■ STATED EXERCISE
Pictures stay out of the copy; restate everything else in the material exactly.

##### RAW DATA

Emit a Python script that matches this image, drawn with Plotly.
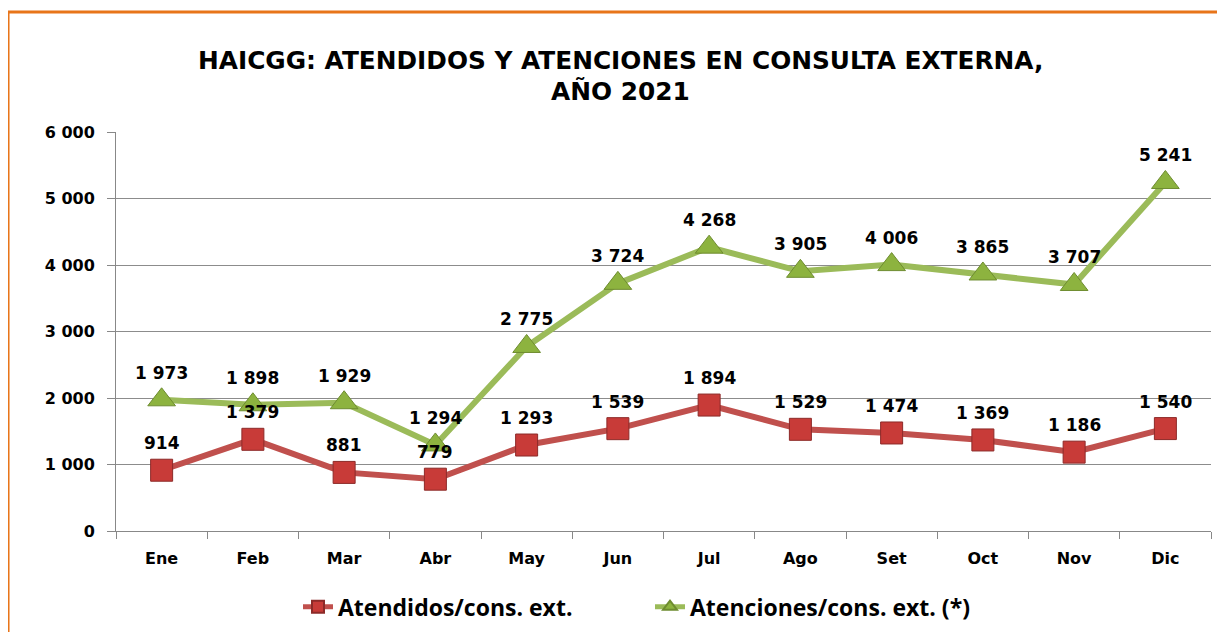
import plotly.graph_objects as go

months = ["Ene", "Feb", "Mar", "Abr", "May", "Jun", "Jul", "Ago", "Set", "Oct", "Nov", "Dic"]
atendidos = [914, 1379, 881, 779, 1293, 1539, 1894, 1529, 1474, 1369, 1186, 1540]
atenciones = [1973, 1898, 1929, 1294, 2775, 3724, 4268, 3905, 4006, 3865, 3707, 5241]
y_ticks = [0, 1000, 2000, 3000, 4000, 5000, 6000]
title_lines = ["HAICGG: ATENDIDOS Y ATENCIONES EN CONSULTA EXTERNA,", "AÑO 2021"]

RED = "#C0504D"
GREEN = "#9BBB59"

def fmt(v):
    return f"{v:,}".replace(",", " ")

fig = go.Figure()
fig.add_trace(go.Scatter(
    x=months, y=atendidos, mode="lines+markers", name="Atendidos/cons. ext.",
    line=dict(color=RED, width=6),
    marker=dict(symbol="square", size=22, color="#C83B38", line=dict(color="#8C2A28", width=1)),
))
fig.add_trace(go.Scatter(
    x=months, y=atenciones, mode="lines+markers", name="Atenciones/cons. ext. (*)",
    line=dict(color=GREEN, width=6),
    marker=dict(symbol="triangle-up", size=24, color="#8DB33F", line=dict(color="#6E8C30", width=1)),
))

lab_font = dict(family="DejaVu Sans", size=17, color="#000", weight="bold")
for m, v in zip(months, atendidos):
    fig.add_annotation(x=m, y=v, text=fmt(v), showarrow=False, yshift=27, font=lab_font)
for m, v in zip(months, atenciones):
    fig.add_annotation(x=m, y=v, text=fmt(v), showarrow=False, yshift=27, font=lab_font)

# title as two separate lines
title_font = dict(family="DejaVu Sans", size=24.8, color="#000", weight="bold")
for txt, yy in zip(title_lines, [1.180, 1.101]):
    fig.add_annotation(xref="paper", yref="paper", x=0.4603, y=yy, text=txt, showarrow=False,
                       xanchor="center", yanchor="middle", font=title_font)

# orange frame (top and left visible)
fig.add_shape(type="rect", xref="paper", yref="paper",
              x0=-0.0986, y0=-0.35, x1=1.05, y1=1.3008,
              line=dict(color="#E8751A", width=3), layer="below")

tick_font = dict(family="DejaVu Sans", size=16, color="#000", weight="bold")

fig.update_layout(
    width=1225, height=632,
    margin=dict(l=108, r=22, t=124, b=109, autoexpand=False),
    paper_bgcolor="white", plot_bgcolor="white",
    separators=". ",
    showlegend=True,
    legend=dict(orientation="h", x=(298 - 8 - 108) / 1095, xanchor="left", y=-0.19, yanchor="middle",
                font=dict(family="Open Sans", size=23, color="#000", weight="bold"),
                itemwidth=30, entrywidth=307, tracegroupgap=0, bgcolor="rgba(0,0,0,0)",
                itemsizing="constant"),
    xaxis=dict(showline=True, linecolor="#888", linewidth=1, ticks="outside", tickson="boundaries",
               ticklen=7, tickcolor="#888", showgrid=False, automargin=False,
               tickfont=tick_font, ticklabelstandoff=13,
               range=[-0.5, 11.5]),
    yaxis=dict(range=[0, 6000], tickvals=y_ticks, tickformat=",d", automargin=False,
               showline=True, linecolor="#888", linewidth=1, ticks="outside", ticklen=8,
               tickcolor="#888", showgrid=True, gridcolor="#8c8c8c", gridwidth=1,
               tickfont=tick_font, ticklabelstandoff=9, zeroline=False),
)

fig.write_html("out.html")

##########

■ WRITTEN ANSWER
Emit a Python script that matches this image, drawn with Plotly.
import plotly.graph_objects as go

months = ["Ene", "Feb", "Mar", "Abr", "May", "Jun", "Jul", "Ago", "Set", "Oct", "Nov", "Dic"]
atendidos = [914, 1379, 881, 779, 1293, 1539, 1894, 1529, 1474, 1369, 1186, 1540]
atenciones = [1973, 1898, 1929, 1294, 2775, 3724, 4268, 3905, 4006, 3865, 3707, 5241]
y_ticks = [0, 1000, 2000, 3000, 4000, 5000, 6000]
title_lines = ["HAICGG: ATENDIDOS Y ATENCIONES EN CONSULTA EXTERNA,", "AÑO 2021"]

RED = "#C0504D"
GREEN = "#9BBB59"

def fmt(v):
    return f"{v:,}".replace(",", " ")

fig = go.Figure()
fig.add_trace(go.Scatter(
    x=months, y=atendidos, mode="lines+markers", name="Atendidos/cons. ext.",
    line=dict(color=RED, width=6),
    marker=dict(symbol="square", size=22, color="#C83B38", line=dict(color="#8C2A28", width=1)),
))
fig.add_trace(go.Scatter(
    x=months, y=atenciones, mode="lines+markers", name="Atenciones/cons. ext. (*)",
    line=dict(color=GREEN, width=6),
    marker=dict(symbol="triangle-up", size=24, color="#8DB33F", line=dict(color="#6E8C30", width=1)),
))

lab_font = dict(family="DejaVu Sans", size=17, color="#000", weight="bold")
for m, v in zip(months, atendidos):
    fig.add_annotation(x=m, y=v, text=fmt(v), showarrow=False, yshift=27, font=lab_font)
for m, v in zip(months, atenciones):
    fig.add_annotation(x=m, y=v, text=fmt(v), showarrow=False, yshift=27, font=lab_font)

# title as two separate lines
title_font = dict(family="DejaVu Sans", size=24.8, color="#000", weight="bold")
for txt, yy in zip(title_lines, [1.180, 1.101]):
    fig.add_annotation(xref="paper", yref="paper", x=0.4603, y=yy, text=txt, showarrow=False,
                       xanchor="center", yanchor="middle", font=title_font)

# orange frame (top and left visible)
fig.add_shape(type="rect", xref="paper", yref="paper",
              x0=-0.0986, y0=-0.35, x1=1.05, y1=1.3008,
              line=dict(color="#E8751A", width=3), layer="below")

tick_font = dict(family="DejaVu Sans", size=16, color="#000", weight="bold")

fig.update_layout(
    width=1225, height=632,
    margin=dict(l=108, r=22, t=124, b=109, autoexpand=False),
    paper_bgcolor="white", plot_bgcolor="white",
    separators=". ",
    showlegend=True,
    legend=dict(orientation="h", x=(298 - 8 - 108) / 1095, xanchor="left", y=-0.19, yanchor="middle",
                font=dict(family="Open Sans", size=23, color="#000", weight="bold"),
                itemwidth=30, entrywidth=307, tracegroupgap=0, bgcolor="rgba(0,0,0,0)",
                itemsizing="constant"),
    xaxis=dict(showline=True, linecolor="#888", linewidth=1, ticks="outside", tickson="boundaries",
               ticklen=7, tickcolor="#888", showgrid=False, automargin=False,
               tickfont=tick_font, ticklabelstandoff=13,
               range=[-0.5, 11.5]),
    yaxis=dict(range=[0, 6000], tickvals=y_ticks, tickformat=",d", automargin=False,
               showline=True, linecolor="#888", linewidth=1, ticks="outside", ticklen=8,
               tickcolor="#888", showgrid=True, gridcolor="#8c8c8c", gridwidth=1,
               tickfont=tick_font, ticklabelstandoff=9, zeroline=False),
)

fig.write_html("out.html")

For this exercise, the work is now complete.